Start of Recorded information

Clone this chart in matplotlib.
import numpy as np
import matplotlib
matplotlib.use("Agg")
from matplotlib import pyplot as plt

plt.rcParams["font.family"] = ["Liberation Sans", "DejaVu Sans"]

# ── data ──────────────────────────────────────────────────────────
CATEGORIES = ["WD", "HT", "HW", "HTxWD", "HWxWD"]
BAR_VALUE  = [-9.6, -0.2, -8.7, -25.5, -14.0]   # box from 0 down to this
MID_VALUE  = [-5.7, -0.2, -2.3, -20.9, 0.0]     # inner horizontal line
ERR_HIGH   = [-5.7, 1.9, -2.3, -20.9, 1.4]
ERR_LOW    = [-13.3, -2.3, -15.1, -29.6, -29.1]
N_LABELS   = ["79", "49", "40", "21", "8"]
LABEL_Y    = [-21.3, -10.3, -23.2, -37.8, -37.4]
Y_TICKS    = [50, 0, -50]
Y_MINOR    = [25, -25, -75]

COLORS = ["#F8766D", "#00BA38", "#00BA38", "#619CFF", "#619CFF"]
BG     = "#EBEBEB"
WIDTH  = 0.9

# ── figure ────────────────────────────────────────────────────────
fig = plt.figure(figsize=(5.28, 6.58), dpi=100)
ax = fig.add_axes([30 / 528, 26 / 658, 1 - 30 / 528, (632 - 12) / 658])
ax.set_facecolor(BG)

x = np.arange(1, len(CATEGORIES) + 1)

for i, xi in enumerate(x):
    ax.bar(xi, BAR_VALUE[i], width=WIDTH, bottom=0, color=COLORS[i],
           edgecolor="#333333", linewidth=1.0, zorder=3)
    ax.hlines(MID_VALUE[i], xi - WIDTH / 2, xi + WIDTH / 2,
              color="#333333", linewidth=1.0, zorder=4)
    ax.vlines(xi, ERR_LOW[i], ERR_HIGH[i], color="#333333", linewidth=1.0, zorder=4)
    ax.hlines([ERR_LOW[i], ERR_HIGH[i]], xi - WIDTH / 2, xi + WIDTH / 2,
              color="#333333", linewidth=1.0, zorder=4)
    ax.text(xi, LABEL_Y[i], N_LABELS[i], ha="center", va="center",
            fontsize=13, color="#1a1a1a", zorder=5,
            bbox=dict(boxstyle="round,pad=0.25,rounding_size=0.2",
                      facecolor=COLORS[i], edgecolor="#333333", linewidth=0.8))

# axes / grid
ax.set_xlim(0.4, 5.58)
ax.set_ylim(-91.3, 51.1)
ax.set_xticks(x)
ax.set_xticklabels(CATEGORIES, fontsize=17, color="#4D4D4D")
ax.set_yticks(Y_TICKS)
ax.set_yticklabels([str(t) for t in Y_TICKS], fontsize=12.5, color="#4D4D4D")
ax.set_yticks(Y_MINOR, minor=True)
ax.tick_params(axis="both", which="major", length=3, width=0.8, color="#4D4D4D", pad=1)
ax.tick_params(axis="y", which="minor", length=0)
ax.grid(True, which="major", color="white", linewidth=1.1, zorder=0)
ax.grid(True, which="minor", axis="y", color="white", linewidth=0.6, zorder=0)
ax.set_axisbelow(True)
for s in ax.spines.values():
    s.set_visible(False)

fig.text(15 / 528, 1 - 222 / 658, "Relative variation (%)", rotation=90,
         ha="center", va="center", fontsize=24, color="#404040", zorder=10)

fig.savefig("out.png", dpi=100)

End of Recorded information

Each line from the start of the listing above through the line containing "x = np.arange(1, len(CATEGORIES) + 1)" should be copied exactly, please, with no other lines added.

**Response to the exercise**
Clone this chart in matplotlib.
import numpy as np
import matplotlib
matplotlib.use("Agg")
from matplotlib import pyplot as plt

plt.rcParams["font.family"] = ["Liberation Sans", "DejaVu Sans"]

# ── data ──────────────────────────────────────────────────────────
CATEGORIES = ["WD", "HT", "HW", "HTxWD", "HWxWD"]
BAR_VALUE  = [-9.6, -0.2, -8.7, -25.5, -14.0]   # box from 0 down to this
MID_VALUE  = [-5.7, -0.2, -2.3, -20.9, 0.0]     # inner horizontal line
ERR_HIGH   = [-5.7, 1.9, -2.3, -20.9, 1.4]
ERR_LOW    = [-13.3, -2.3, -15.1, -29.6, -29.1]
N_LABELS   = ["79", "49", "40", "21", "8"]
LABEL_Y    = [-21.3, -10.3, -23.2, -37.8, -37.4]
Y_TICKS    = [50, 0, -50]
Y_MINOR    = [25, -25, -75]

COLORS = ["#F8766D", "#00BA38", "#00BA38", "#619CFF", "#619CFF"]
BG     = "#EBEBEB"
WIDTH  = 0.9

# ── figure ────────────────────────────────────────────────────────
fig = plt.figure(figsize=(5.28, 6.58), dpi=100)
ax = fig.add_axes([30 / 528, 26 / 658, 1 - 30 / 528, (632 - 12) / 658])
ax.set_facecolor(BG)

x = np.arange(1, len(CATEGORIES) + 1)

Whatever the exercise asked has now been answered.